Given problem: Would you transcribe the whole listing exactly, minus its pictures?
───
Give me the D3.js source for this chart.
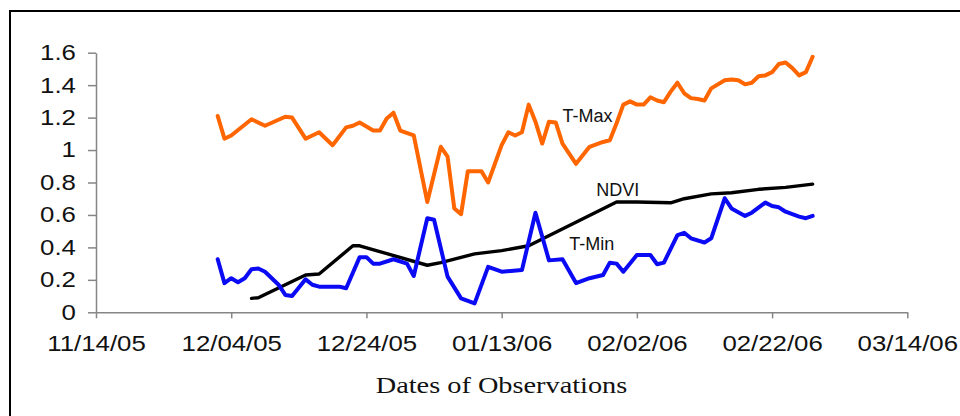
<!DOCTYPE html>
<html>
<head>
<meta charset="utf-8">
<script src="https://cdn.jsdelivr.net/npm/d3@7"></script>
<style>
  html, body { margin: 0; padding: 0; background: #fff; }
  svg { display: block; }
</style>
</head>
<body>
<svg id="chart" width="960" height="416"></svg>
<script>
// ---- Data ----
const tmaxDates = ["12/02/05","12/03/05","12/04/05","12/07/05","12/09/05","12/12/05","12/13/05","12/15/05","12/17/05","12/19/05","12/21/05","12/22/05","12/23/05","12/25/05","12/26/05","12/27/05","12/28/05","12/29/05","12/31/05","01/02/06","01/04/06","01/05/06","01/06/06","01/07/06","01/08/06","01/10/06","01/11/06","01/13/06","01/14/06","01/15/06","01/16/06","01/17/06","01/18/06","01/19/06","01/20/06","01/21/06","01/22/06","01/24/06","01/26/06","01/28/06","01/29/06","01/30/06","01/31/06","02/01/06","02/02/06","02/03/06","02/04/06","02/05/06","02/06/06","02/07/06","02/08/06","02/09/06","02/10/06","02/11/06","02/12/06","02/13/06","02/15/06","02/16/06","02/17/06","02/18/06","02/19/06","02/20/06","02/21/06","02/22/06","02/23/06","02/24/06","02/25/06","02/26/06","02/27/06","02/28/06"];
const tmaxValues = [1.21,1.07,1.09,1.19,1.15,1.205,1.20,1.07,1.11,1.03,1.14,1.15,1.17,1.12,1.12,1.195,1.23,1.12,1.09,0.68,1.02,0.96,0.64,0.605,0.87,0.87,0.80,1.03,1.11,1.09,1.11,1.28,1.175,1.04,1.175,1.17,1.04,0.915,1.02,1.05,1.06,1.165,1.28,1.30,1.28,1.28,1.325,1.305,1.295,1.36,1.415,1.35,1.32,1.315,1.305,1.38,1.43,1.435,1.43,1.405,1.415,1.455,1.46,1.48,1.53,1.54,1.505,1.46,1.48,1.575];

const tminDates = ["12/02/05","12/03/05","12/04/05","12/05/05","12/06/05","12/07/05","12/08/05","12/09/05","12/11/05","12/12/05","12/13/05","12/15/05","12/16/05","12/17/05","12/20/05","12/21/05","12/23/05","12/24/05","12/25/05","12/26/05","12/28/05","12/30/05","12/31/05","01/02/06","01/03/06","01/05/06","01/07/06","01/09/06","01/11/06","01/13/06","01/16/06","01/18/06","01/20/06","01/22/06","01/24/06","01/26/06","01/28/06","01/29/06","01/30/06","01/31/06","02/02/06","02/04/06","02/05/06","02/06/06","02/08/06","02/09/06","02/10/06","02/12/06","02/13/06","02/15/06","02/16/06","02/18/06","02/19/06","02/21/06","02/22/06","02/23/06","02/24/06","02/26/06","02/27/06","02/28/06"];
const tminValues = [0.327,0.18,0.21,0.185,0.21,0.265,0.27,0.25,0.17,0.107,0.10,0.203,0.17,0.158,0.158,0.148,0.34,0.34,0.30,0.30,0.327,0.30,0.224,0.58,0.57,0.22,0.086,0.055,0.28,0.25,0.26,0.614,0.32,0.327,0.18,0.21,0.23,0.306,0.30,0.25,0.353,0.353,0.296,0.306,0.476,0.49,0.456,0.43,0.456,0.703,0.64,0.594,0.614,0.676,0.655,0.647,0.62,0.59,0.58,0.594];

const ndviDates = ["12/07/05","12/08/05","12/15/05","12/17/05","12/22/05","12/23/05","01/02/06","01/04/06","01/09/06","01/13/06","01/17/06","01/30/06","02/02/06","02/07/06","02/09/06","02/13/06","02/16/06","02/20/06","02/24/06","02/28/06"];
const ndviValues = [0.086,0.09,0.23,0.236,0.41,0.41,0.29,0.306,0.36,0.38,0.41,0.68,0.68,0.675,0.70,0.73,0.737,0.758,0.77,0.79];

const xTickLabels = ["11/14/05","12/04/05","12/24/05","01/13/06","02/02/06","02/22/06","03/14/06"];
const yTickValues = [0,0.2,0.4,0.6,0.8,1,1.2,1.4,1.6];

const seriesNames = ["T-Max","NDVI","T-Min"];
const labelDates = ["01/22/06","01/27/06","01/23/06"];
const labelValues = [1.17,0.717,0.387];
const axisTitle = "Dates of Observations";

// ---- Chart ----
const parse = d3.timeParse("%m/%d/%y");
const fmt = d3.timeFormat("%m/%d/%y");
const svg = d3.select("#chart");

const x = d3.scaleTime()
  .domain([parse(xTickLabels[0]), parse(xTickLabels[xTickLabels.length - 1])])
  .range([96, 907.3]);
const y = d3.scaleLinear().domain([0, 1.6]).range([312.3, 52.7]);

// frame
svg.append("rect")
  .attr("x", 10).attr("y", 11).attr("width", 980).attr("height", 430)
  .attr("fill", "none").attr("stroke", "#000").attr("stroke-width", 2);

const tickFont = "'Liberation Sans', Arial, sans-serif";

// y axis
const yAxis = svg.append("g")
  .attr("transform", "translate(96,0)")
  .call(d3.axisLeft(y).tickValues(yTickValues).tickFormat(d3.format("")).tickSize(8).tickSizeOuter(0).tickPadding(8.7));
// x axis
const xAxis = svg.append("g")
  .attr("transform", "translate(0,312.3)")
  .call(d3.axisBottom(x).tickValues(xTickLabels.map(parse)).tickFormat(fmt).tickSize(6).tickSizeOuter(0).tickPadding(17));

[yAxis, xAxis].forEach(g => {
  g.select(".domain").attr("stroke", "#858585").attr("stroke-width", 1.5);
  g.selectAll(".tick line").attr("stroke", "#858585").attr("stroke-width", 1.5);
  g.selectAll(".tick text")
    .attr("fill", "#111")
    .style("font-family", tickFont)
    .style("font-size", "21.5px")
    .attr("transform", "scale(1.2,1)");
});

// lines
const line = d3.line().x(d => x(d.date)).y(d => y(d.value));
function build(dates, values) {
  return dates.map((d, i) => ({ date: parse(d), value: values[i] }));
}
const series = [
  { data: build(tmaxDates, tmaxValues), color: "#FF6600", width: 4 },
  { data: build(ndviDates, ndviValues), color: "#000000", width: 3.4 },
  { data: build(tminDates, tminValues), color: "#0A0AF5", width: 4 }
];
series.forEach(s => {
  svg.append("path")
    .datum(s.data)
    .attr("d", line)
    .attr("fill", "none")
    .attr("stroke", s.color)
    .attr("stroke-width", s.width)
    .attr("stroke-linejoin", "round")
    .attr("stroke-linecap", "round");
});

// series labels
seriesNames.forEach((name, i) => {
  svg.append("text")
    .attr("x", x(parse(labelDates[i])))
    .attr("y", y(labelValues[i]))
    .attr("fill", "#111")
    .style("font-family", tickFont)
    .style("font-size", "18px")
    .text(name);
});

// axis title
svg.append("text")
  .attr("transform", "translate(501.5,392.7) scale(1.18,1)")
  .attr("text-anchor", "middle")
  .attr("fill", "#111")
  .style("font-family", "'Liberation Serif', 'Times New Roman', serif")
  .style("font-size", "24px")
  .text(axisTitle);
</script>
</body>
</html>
───
Completed exercise:
Give me the D3.js source for this chart.
<!DOCTYPE html>
<html>
<head>
<meta charset="utf-8">
<script src="https://cdn.jsdelivr.net/npm/d3@7"></script>
<style>
  html, body { margin: 0; padding: 0; background: #fff; }
  svg { display: block; }
</style>
</head>
<body>
<svg id="chart" width="960" height="416"></svg>
<script>
// ---- Data ----
const tmaxDates = ["12/02/05","12/03/05","12/04/05","12/07/05","12/09/05","12/12/05","12/13/05","12/15/05","12/17/05","12/19/05","12/21/05","12/22/05","12/23/05","12/25/05","12/26/05","12/27/05","12/28/05","12/29/05","12/31/05","01/02/06","01/04/06","01/05/06","01/06/06","01/07/06","01/08/06","01/10/06","01/11/06","01/13/06","01/14/06","01/15/06","01/16/06","01/17/06","01/18/06","01/19/06","01/20/06","01/21/06","01/22/06","01/24/06","01/26/06","01/28/06","01/29/06","01/30/06","01/31/06","02/01/06","02/02/06","02/03/06","02/04/06","02/05/06","02/06/06","02/07/06","02/08/06","02/09/06","02/10/06","02/11/06","02/12/06","02/13/06","02/15/06","02/16/06","02/17/06","02/18/06","02/19/06","02/20/06","02/21/06","02/22/06","02/23/06","02/24/06","02/25/06","02/26/06","02/27/06","02/28/06"];
const tmaxValues = [1.21,1.07,1.09,1.19,1.15,1.205,1.20,1.07,1.11,1.03,1.14,1.15,1.17,1.12,1.12,1.195,1.23,1.12,1.09,0.68,1.02,0.96,0.64,0.605,0.87,0.87,0.80,1.03,1.11,1.09,1.11,1.28,1.175,1.04,1.175,1.17,1.04,0.915,1.02,1.05,1.06,1.165,1.28,1.30,1.28,1.28,1.325,1.305,1.295,1.36,1.415,1.35,1.32,1.315,1.305,1.38,1.43,1.435,1.43,1.405,1.415,1.455,1.46,1.48,1.53,1.54,1.505,1.46,1.48,1.575];

const tminDates = ["12/02/05","12/03/05","12/04/05","12/05/05","12/06/05","12/07/05","12/08/05","12/09/05","12/11/05","12/12/05","12/13/05","12/15/05","12/16/05","12/17/05","12/20/05","12/21/05","12/23/05","12/24/05","12/25/05","12/26/05","12/28/05","12/30/05","12/31/05","01/02/06","01/03/06","01/05/06","01/07/06","01/09/06","01/11/06","01/13/06","01/16/06","01/18/06","01/20/06","01/22/06","01/24/06","01/26/06","01/28/06","01/29/06","01/30/06","01/31/06","02/02/06","02/04/06","02/05/06","02/06/06","02/08/06","02/09/06","02/10/06","02/12/06","02/13/06","02/15/06","02/16/06","02/18/06","02/19/06","02/21/06","02/22/06","02/23/06","02/24/06","02/26/06","02/27/06","02/28/06"];
const tminValues = [0.327,0.18,0.21,0.185,0.21,0.265,0.27,0.25,0.17,0.107,0.10,0.203,0.17,0.158,0.158,0.148,0.34,0.34,0.30,0.30,0.327,0.30,0.224,0.58,0.57,0.22,0.086,0.055,0.28,0.25,0.26,0.614,0.32,0.327,0.18,0.21,0.23,0.306,0.30,0.25,0.353,0.353,0.296,0.306,0.476,0.49,0.456,0.43,0.456,0.703,0.64,0.594,0.614,0.676,0.655,0.647,0.62,0.59,0.58,0.594];

const ndviDates = ["12/07/05","12/08/05","12/15/05","12/17/05","12/22/05","12/23/05","01/02/06","01/04/06","01/09/06","01/13/06","01/17/06","01/30/06","02/02/06","02/07/06","02/09/06","02/13/06","02/16/06","02/20/06","02/24/06","02/28/06"];
const ndviValues = [0.086,0.09,0.23,0.236,0.41,0.41,0.29,0.306,0.36,0.38,0.41,0.68,0.68,0.675,0.70,0.73,0.737,0.758,0.77,0.79];

const xTickLabels = ["11/14/05","12/04/05","12/24/05","01/13/06","02/02/06","02/22/06","03/14/06"];
const yTickValues = [0,0.2,0.4,0.6,0.8,1,1.2,1.4,1.6];

const seriesNames = ["T-Max","NDVI","T-Min"];
const labelDates = ["01/22/06","01/27/06","01/23/06"];
const labelValues = [1.17,0.717,0.387];
const axisTitle = "Dates of Observations";

// ---- Chart ----
const parse = d3.timeParse("%m/%d/%y");
const fmt = d3.timeFormat("%m/%d/%y");
const svg = d3.select("#chart");

const x = d3.scaleTime()
  .domain([parse(xTickLabels[0]), parse(xTickLabels[xTickLabels.length - 1])])
  .range([96, 907.3]);
const y = d3.scaleLinear().domain([0, 1.6]).range([312.3, 52.7]);

// frame
svg.append("rect")
  .attr("x", 10).attr("y", 11).attr("width", 980).attr("height", 430)
  .attr("fill", "none").attr("stroke", "#000").attr("stroke-width", 2);

const tickFont = "'Liberation Sans', Arial, sans-serif";

// y axis
const yAxis = svg.append("g")
  .attr("transform", "translate(96,0)")
  .call(d3.axisLeft(y).tickValues(yTickValues).tickFormat(d3.format("")).tickSize(8).tickSizeOuter(0).tickPadding(8.7));
// x axis
const xAxis = svg.append("g")
  .attr("transform", "translate(0,312.3)")
  .call(d3.axisBottom(x).tickValues(xTickLabels.map(parse)).tickFormat(fmt).tickSize(6).tickSizeOuter(0).tickPadding(17));

[yAxis, xAxis].forEach(g => {
  g.select(".domain").attr("stroke", "#858585").attr("stroke-width", 1.5);
  g.selectAll(".tick line").attr("stroke", "#858585").attr("stroke-width", 1.5);
  g.selectAll(".tick text")
    .attr("fill", "#111")
    .style("font-family", tickFont)
    .style("font-size", "21.5px")
    .attr("transform", "scale(1.2,1)");
});

// lines
const line = d3.line().x(d => x(d.date)).y(d => y(d.value));
function build(dates, values) {
  return dates.map((d, i) => ({ date: parse(d), value: values[i] }));
}
const series = [
  { data: build(tmaxDates, tmaxValues), color: "#FF6600", width: 4 },
  { data: build(ndviDates, ndviValues), color: "#000000", width: 3.4 },
  { data: build(tminDates, tminValues), color: "#0A0AF5", width: 4 }
];
series.forEach(s => {
  svg.append("path")
    .datum(s.data)
    .attr("d", line)
    .attr("fill", "none")
    .attr("stroke", s.color)
    .attr("stroke-width", s.width)
    .attr("stroke-linejoin", "round")
    .attr("stroke-linecap", "round");
});

// series labels
seriesNames.forEach((name, i) => {
  svg.append("text")
    .attr("x", x(parse(labelDates[i])))
    .attr("y", y(labelValues[i]))
    .attr("fill", "#111")
    .style("font-family", tickFont)
    .style("font-size", "18px")
    .text(name);
});

// axis title
svg.append("text")
  .attr("transform", "translate(501.5,392.7) scale(1.18,1)")
  .attr("text-anchor", "middle")
  .attr("fill", "#111")
  .style("font-family", "'Liberation Serif', 'Times New Roman', serif")
  .style("font-size", "24px")
  .text(axisTitle);
</script>
</body>
</html>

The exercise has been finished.